As technology advances, so too does the way we manage our resources. Today, many companies are leveraging digital technologies to digitise their sewers and other water infrastructure. This is beneficial for a variety of reasons, including improved safety and efficiency, as well as cost savings.
Southern Water recently announced its £15m investment in smart sewer technology to battle pollution. The water utility is using artificial intelligence (AI) and 22,000 state-of-the-art monitors to dramatically cut the impact of fatbergs and other blockages that currently cause hundreds of pollution incidents every year. The machine learning software developed in the UK powers the system and alerts control to risks before they become incidents. The company said the innovative technology is expected to cut pollution incidents by up to 40 per cent. This equates to around 500 fewer internal floods between now and 2025 and about 7,000 fewer external floods during the same period.
Southern Water is one of many companies digitalising its sewers. There is a raft of businesses using AI and asset optimisation technologies to improve operations within existing networks. By transforming physical data into digital formats to capture relevant information such as sewer age, location, size, material type, etc., and then transferring it from paper or analogue records into an electronic database, previously hidden issues are being identified and resolved.
Digitalisation is also helping companies better plan for potential hazards, such as flooding or blockages. Using digital tools to collect information about current conditions in sewers and other water infrastructure systems it is saving time and money that would have been spent on manual inspections or repairs due to outdated information. Plus, having an up-to-date digital record allows engineers to more accurately detect leaks or areas that need improvement in order to prevent costly repair bills down the road.
Yorkshire Water’s smart sewer network
Yorkshire Water is also joining the digital wave. The water utility company has installed 35,000 Technolog customer sewer alarms at properties across Yorkshire to reduce the risk and impact of sewer flooding in homes and the local environment.
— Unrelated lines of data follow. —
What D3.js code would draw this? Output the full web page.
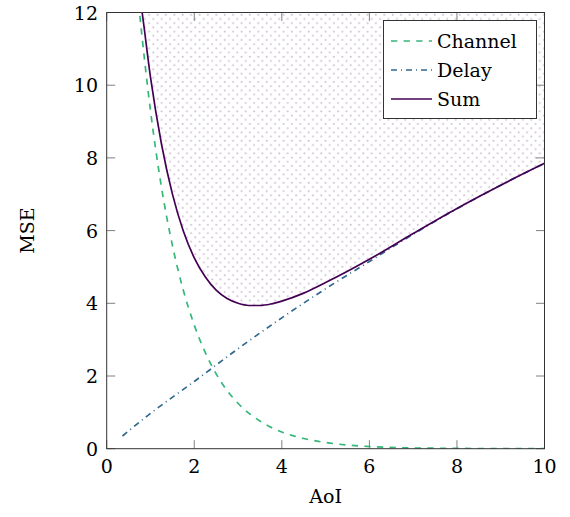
<!DOCTYPE html>
<head>
    <meta charset="utf-8">
    <script src="https://d3js.org/d3.v7.min.js"></script>
    <style>
        body { margin:0; background:#fff; }
        text { font-family: "DejaVu Serif", "Liberation Serif", serif; }
    </style>
</head>
<body>
    <svg id="chart" width="570" height="517"></svg>
    <script>
        // values
        const channelX = [0.7, 0.75, 1, 1.25, 1.5, 1.75, 2, 2.25, 2.5, 2.75, 3, 3.5, 4, 4.5, 5, 5.5, 6, 7, 8, 9, 10];
        const channelY = [12.6, 12, 9.3, 7.2, 5.6, 4.36, 3.4, 2.65, 2.06, 1.6, 1.25, 0.76, 0.46, 0.28, 0.17, 0.1, 0.06, 0.02, 0.01, 0, 0];

        const delayX = [0.36, 1, 2, 3, 4, 5, 6, 7, 8, 9, 10];
        const delayY = [0.35, 0.97, 1.85, 2.75, 3.6, 4.4, 5.15, 5.9, 6.6, 7.25, 7.85];

        const sumX = [0.76, 0.8, 1, 1.25, 1.5, 1.75, 2, 2.25, 2.5, 2.75, 3, 3.25, 3.5, 3.75, 4, 4.5, 5, 5.5, 6, 7, 8, 9, 10];
        const sumY = [12.4, 12.08, 10.22, 8.39, 7.01, 5.99, 5.25, 4.73, 4.36, 4.13, 4.0, 3.94, 3.94, 3.98, 4.06, 4.28, 4.57, 4.88, 5.21, 5.92, 6.61, 7.25, 7.85];

        const xTicks = [0, 2, 4, 6, 8, 10];
        const yTicks = [0, 2, 4, 6, 8, 10, 12];

        const seriesNames = ["Channel", "Delay", "Sum"];
        const colors = { Channel: "#35b779", Delay: "#31688e", Sum: "#440154" };
        const dashes = { Channel: "6.3,6.3", Delay: "6,4,1,4", Sum: null };

        const x = d3.scaleLinear().domain([0, 10]).range([106.7, 544.5]);
        const y = d3.scaleLinear().domain([0, 12]).range([448.7, 12.5]);

        const svg = d3.select("#chart");
        const defs = svg.append("defs");

        defs.append("clipPath").attr("id", "plotclip")
            .append("rect")
            .attr("x", x(0)).attr("y", y(12))
            .attr("width", x(10) - x(0)).attr("height", y(0) - y(12));

        const pat = defs.append("pattern").attr("id", "dots")
            .attr("patternUnits", "userSpaceOnUse")
            .attr("width", 8.4).attr("height", 8.4);
        pat.append("circle").attr("cx", 2.1).attr("cy", 2.1).attr("r", 1.05).attr("fill", "#d2c2d8");
        pat.append("circle").attr("cx", 6.3).attr("cy", 6.3).attr("r", 1.05).attr("fill", "#d2c2d8");

        const plot = svg.append("g").attr("clip-path", "url(#plotclip)");

        const sumPts = sumX.map((v, i) => [v, sumY[i]]);
        const area = d3.area()
            .x(d => x(d[0]))
            .y0(y(12))
            .y1(d => y(d[1]))
            .curve(d3.curveMonotoneX);
        plot.append("path").datum(sumPts)
            .attr("d", area)
            .attr("fill", "url(#dots)");

        const line = d3.line()
            .x(d => x(d[0]))
            .y(d => y(d[1]))
            .curve(d3.curveMonotoneX);

        const series = {
            Channel: channelX.map((v, i) => [v, channelY[i]]),
            Delay: delayX.map((v, i) => [v, delayY[i]]),
            Sum: sumPts
        };

        seriesNames.forEach(name => {
            plot.append("path").datum(series[name])
                .attr("d", line)
                .attr("fill", "none")
                .attr("stroke", colors[name])
                .attr("stroke-width", 1.7)
                .attr("stroke-dasharray", dashes[name]);
        });

        // ticks (inside, on all four sides)
        const tk = svg.append("g").attr("stroke", "#808080").attr("stroke-width", 1);
        xTicks.forEach(t => {
            tk.append("line").attr("x1", x(t)).attr("x2", x(t)).attr("y1", y(0)).attr("y2", y(0) - 8.5);
            tk.append("line").attr("x1", x(t)).attr("x2", x(t)).attr("y1", y(12)).attr("y2", y(12) + 8.5);
        });
        yTicks.forEach(t => {
            tk.append("line").attr("x1", x(0)).attr("x2", x(0) + 8.5).attr("y1", y(t)).attr("y2", y(t));
            tk.append("line").attr("x1", x(10)).attr("x2", x(10) - 8.5).attr("y1", y(t)).attr("y2", y(t));
        });

        svg.append("rect")
            .attr("x", x(0)).attr("y", y(12))
            .attr("width", x(10) - x(0)).attr("height", y(0) - y(12))
            .attr("fill", "none").attr("stroke", "#333").attr("stroke-width", 1);

        svg.append("g").selectAll("text").data(xTicks).join("text")
            .attr("x", d => x(d)).attr("y", 473)
            .attr("text-anchor", "middle")
            .attr("font-size", 19)
            .text(d => d);

        svg.append("g").selectAll("text").data(yTicks).join("text")
            .attr("x", 98).attr("y", d => y(d) + 7)
            .attr("text-anchor", "end")
            .attr("font-size", 19)
            .text(d => d);

        svg.append("text").attr("x", x(5)).attr("y", 503)
            .attr("text-anchor", "middle").attr("font-size", 19).text("AoI");
        svg.append("text")
            .attr("transform", `translate(34,${(y(0) + y(12)) / 2}) rotate(-90)`)
            .attr("text-anchor", "middle").attr("font-size", 19).text("MSE");

        // legend
        const lg = svg.append("g");
        lg.append("rect").attr("x", 383.5).attr("y", 20.5).attr("width", 153).attr("height", 98)
            .attr("fill", "#fff").attr("stroke", "#333").attr("stroke-width", 1);
        seriesNames.forEach((name, i) => {
            const yy = 41 + i * 29;
            lg.append("line").attr("x1", 391).attr("x2", 432).attr("y1", yy).attr("y2", yy)
                .attr("stroke", colors[name]).attr("stroke-width", 1.7)
                .attr("stroke-dasharray", dashes[name]);
            lg.append("text").attr("x", 437).attr("y", yy + 7)
                .attr("font-size", 19).text(name);
        });
    </script>
</body>
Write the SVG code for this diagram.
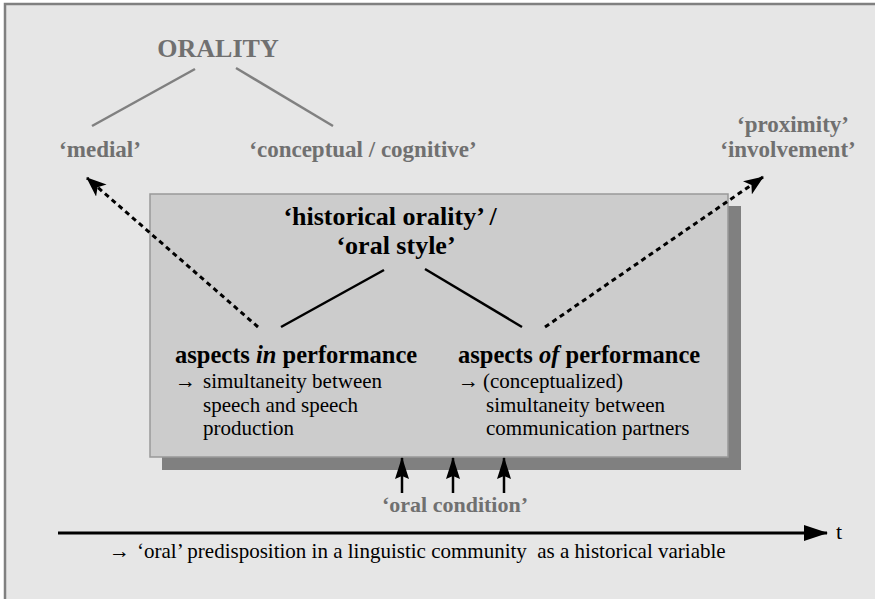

The customer sewer alarms will monitor the water level within the combined sewer gullies using a pressure sensor which sends an alert remotely when an increase in level is identified. The devices use a wireless network to enable Yorkshire Water teams to identify trends in how the sewers are performing.
This will allow Yorkshire Water to quickly analyse, identify and proactively respond to increases in sewer levels which are often signs that precede sewage escaping the network onto streets or into people's homes. Increased levels in gullies can indicate potential blockages or damage within the sewer network, which restricts flow.
“This project forms a key part of our ambition to increase the technology in operation across our network,” said Henry Dixon, business transformation manager at Yorkshire Water. “The devices will provide vital insight into the performance of the network, allowing our teams to monitor flows and understand network performance remotely.
“Our successful pilot project helped to prevent sewer flooding in homes and gardens, improved our customers’ experience by alerting us to blockages before they caused a problem and saved time and cost on our Customer Field Services visits by attending proactively to resolve problems before they caused flooding.”
This project has the potential to transform our waste networks, and it's truly exciting that innovation and technology are at the heart of it.
Severn Trent transforming wastewater management with AI trial
Water utility company Severn Trent is trialling AI to predict weather conditions, forecast maintenance, and control waste flow to manage its network better.
The project is part of the Ofwat Innovation Fund and will see intelligent technology deployed across its network by using forecasting and real-time monitors.
The company said the benefits of trialling the innovative AI technology will allow its network to operate more efficiently and will predict issues and prevent them before they occur, which means fewer overflow activations and better management of its network in storm conditions.
“This project has the potential to transform our waste networks, and it’s truly exciting that innovation and technology are at the heart of it,” said Rich Walwyn, head of asset intelligence and innovation at Severn Trent.
“By turning to innovation and developing AI, this technology is able to forecast and get the network in prime condition. So, when we know heavy rain is predicted, the network will automatically optimise the network's storage, ready for the extra flow and divert flow away from overflows and hot spots, reducing the risk of flooding and pollution.
“This means our customers and environment are more protected, and we can better control the flow of the extra rainfall to the treatment works. The AI technology will help the network be forward thinking and prepare itself in the event of storm conditions.”
The company is working with a number of partners to deliver the trial, including four other water companies and six industry partners specialising in areas to collaborate on the project, such as BT, Rockwell Automation, 8 Power, Blackburn Starling, University of Exeter, Thames Water and South West Water.
The digital future
Digitising sewers is quickly becoming one of the most important aspects of sustainable urban development today as cities grapple with ageing infrastructure and rising waste levels due to population growth and climate change impacts.
Thankfully, companies are rising to meet this challenge by utilising new technologies such as smart sensors, data collection and analysis, and AI. These tools help us get a better understanding of how our sewer systems work so we can create solutions that will help ensure they remain efficient well into the future - making sure we all have access to clean water now and for years to come.